- Neikkarapatti Location in Tamil Nadu, India
- Coordinates: 10°27′54″N 77°26′36″E﻿ / ﻿10.46500°N 77.44333°E
- Country: India
- State: Tamil Nadu
- District: Dindigul

Population (2001)
- • Total: 11,891

Languages
- • Official: Tamil
- Time zone: UTC+5:30 (IST)

= Neikkarapatti =

Neikkarapatti is a panchayat town in Dindigul district in the Indian state of Tamil Nadu.

==Demographics==
As of 2001 India census, Neikkarapatti had a population of 11,891. Males constitute 50% of the population and females 50%. Neikkarapatti has an average literacy rate of 65%, higher than the national average of 59.5%: male literacy is 75%, and female literacy is 55%. In Neikkarapatti, 9% of the population is under 6 years of age.

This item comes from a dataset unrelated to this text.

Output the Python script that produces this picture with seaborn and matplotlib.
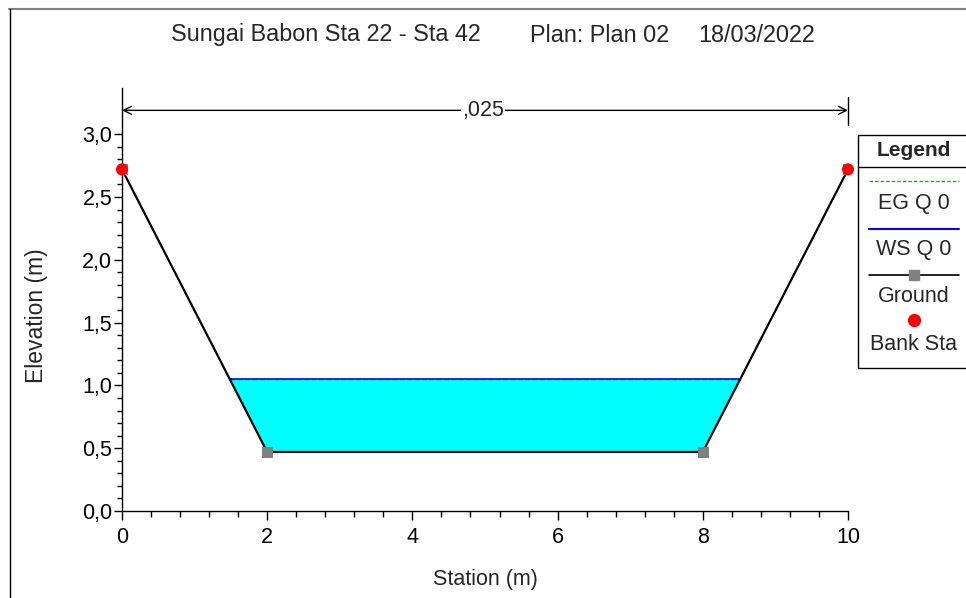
import numpy as np
import pandas as pd
import matplotlib
matplotlib.use("Agg")
import matplotlib.pyplot as plt
import seaborn as sns
from matplotlib.ticker import FixedLocator, FuncFormatter
from matplotlib.patches import Rectangle
from matplotlib.lines import Line2D

# Cross-section data
station = [0.0, 2.0, 8.0, 10.0]          # m
elevation = [2.72, 0.47, 0.47, 2.72]     # m
bank_station = [0.0, 10.0]
bank_elevation = [2.72, 2.72]
ws_elev = 1.05                           # water surface, Q 0
eg_elev = 1.05                           # energy grade, Q 0
manning_n = ",025"

title_parts = ["Sungai Babon Sta 22 - Sta 42", "Plan: Plan 02", "18/03/2022"]
x_ticks = [0, 2, 4, 6, 8, 10]
y_ticks = [0.0, 0.5, 1.0, 1.5, 2.0, 2.5, 3.0]

sns.set_theme(style="white")
plt.rcParams["font.family"] = ["Liberation Sans", "DejaVu Sans"]

W, H = 966, 598
fig = plt.figure(figsize=(W / 100, H / 100), dpi=100)
fig.patch.set_facecolor("white")

# plot area in pixel coordinates
x0_px, x1_px, ybot_px, ytop_px = 122, 848, 511, 88
ax = fig.add_axes([x0_px / W, (H - ybot_px) / H, (x1_px - x0_px) / W, (ybot_px - ytop_px) / H])
ax.set_facecolor("white")
ax.set_xlim(0, 10)
ax.set_ylim(0, 3.368)

df = pd.DataFrame({"Station": station, "Elevation": elevation})

# water area: between ground and water surface
def crossing(xa, ya, xb, yb, level):
    return xa + (level - ya) * (xb - xa) / (yb - ya)

xl = crossing(station[0], elevation[0], station[1], elevation[1], ws_elev)
xr = crossing(station[2], elevation[2], station[3], elevation[3], ws_elev)
wx = [xl] + station[1:3] + [xr]
wy = [ws_elev] + elevation[1:3] + [ws_elev]
ax.fill_between(wx, wy, ws_elev, color="#00FFFF", lw=0, zorder=1)
ax.plot([xl, xr], [eg_elev, eg_elev], color="#2ca02c", lw=1, ls="--", zorder=2)
ax.plot([xl, xr], [ws_elev, ws_elev], color="#0000FF", lw=1.2, zorder=3)

# ground line with point markers
sns.lineplot(data=df, x="Station", y="Elevation", sort=False, color="black",
             lw=1.6, marker="s", markersize=6.5, markerfacecolor="#808080",
             markeredgecolor="#808080", ax=ax, zorder=4)
# bank stations
sns.scatterplot(x=bank_station, y=bank_elevation, color="#FF0000", s=75,
                edgecolor="none", ax=ax, zorder=6, clip_on=False)

# Manning's n span
n_y = 3.19
ax.annotate("", xy=(0, n_y), xytext=(10, n_y),
            arrowprops=dict(arrowstyle="<->", lw=1, color="black",
                            shrinkA=0, shrinkB=0, mutation_scale=14),
            annotation_clip=False)
ax.plot([10, 10], [3.07, 3.30], color="black", lw=1, clip_on=False)
ax.text(4.97, n_y, manning_n, ha="center", va="center", fontsize=15.5,
        bbox=dict(facecolor="white", edgecolor="none", pad=1))

# axes styling
sns.despine(ax=ax)
for s in ("left", "bottom"):
    ax.spines[s].set_color("black")
    ax.spines[s].set_linewidth(1)
ax.xaxis.set_major_locator(FixedLocator(x_ticks))
ax.xaxis.set_minor_locator(FixedLocator([v for v in np.arange(0, 10.01, 0.4)
                                         if min(abs(v - t) for t in x_ticks) > 1e-6]))
ax.yaxis.set_major_locator(FixedLocator(y_ticks))
ax.yaxis.set_minor_locator(FixedLocator([v for v in np.arange(0, 3.001, 0.1)
                                         if min(abs(v - t) for t in y_ticks) > 1e-6]))
ax.yaxis.set_major_formatter(FuncFormatter(lambda v, p: f"{v:.1f}".replace(".", ",")))
ax.xaxis.set_major_formatter(FuncFormatter(lambda v, p: f"{v:g}"))
ax.tick_params(axis="both", which="both", direction="out", color="black",
               bottom=True, left=True, labelsize=15.5, labelcolor="black")
ax.tick_params(axis="x", which="major", length=6.5, width=1, pad=5)
ax.tick_params(axis="x", which="minor", length=4.5, width=1)
ax.tick_params(axis="y", which="major", length=6, width=1, pad=1)
ax.tick_params(axis="y", which="minor", length=3.5, width=1)
ax.grid(False)
ax.set_xlabel("")
ax.set_ylabel("")

# overlay for titles, labels, frame and legend in pixel coordinates
ov = fig.add_axes([0, 0, 1, 1], zorder=10)
ov.set_xlim(0, W)
ov.set_ylim(H, 0)
ov.axis("off")
ov.patch.set_alpha(0)

ov.plot([9, W], [8.5, 8.5], color="#808080", lw=1.5)
ov.plot([9.5, 9.5], [8.5, H], color="black", lw=1)

fs = 15.5
tfs = 16.8
ov.text(171, 35, title_parts[0], ha="left", va="center", fontsize=tfs)
ov.text(530, 35, title_parts[1], ha="left", va="center", fontsize=tfs)
ov.text(698, 35, title_parts[2], ha="left", va="center", fontsize=tfs)
ov.text(485, 580, "Station (m)", ha="center", va="center", fontsize=fs)
ov.text(36, 316, "Elevation (m)", ha="center", va="center", rotation=90, fontsize=16.5)

# legend box
ov.add_patch(Rectangle((858, 134.5), 120, 233, facecolor="white",
                       edgecolor="black", lw=1, clip_on=False))
ov.plot([858, W], [167, 167], color="black", lw=1)
ov.text(914, 150, "Legend", ha="center", va="center", fontsize=15, fontweight="bold")
ov.add_line(Line2D([869, 959], [181, 181], color="#2ca02c", lw=1, ls=(0, (2.5, 1.5))))
ov.text(914, 203, "EG Q 0", ha="center", va="center", fontsize=fs)
ov.add_line(Line2D([869, 959], [229, 229], color="#0000FF", lw=1.5))
ov.text(914, 249, "WS Q 0", ha="center", va="center", fontsize=fs)
ov.add_line(Line2D([869, 959], [275, 275], color="black", lw=1.2))
ov.add_line(Line2D([914], [275], marker="s", markersize=6.5, color="#808080", lw=0))
ov.text(914, 296, "Ground", ha="center", va="center", fontsize=fs)
ov.add_line(Line2D([914], [320], marker="o", markersize=8.5, color="#FF0000", lw=0))
ov.text(914, 345, "Bank Sta", ha="center", va="center", fontsize=fs)

fig.savefig("out.png", dpi=100)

== Educational institutions ==

There are a total of five main schools in Neikkarapatti. They are Guruvappa higher secondary school, Sri Renugadevi Higher Secondary School, Crescent Matriculation School, P.R.G. Velappa Naidu Matriculation Higher Secondary School and Ramachandira international public school(CBSE). Guruvappa Higher Secondary School was established in 1969. Until last decade, this school was the only higher secondary school for the western part of Palani Taluk. Arulmigu Palani Andavar Arts College for Women, Sri Subramaniya College of Engineering are also near the village.

== Neikarapatti Palace ==
There is famous palace in Neikarapatti called as Periya Veedu which is a shooting spot of South Indian film industries. Agriculture and Jaggery production had been a major occupation for many centuries which eventually came down due to rapid urbanization and insufficient water source. It has own dam called porundhalaaru which is near to this village and has 6 ponds and also a few streams runs across neikarapatti. Shri High court Badhra Kali amman festival is considered to be special here. And one of the famous dams "Palar-Porundhalar dam" in palani is located here. It is the main source of drinking water and agriculture.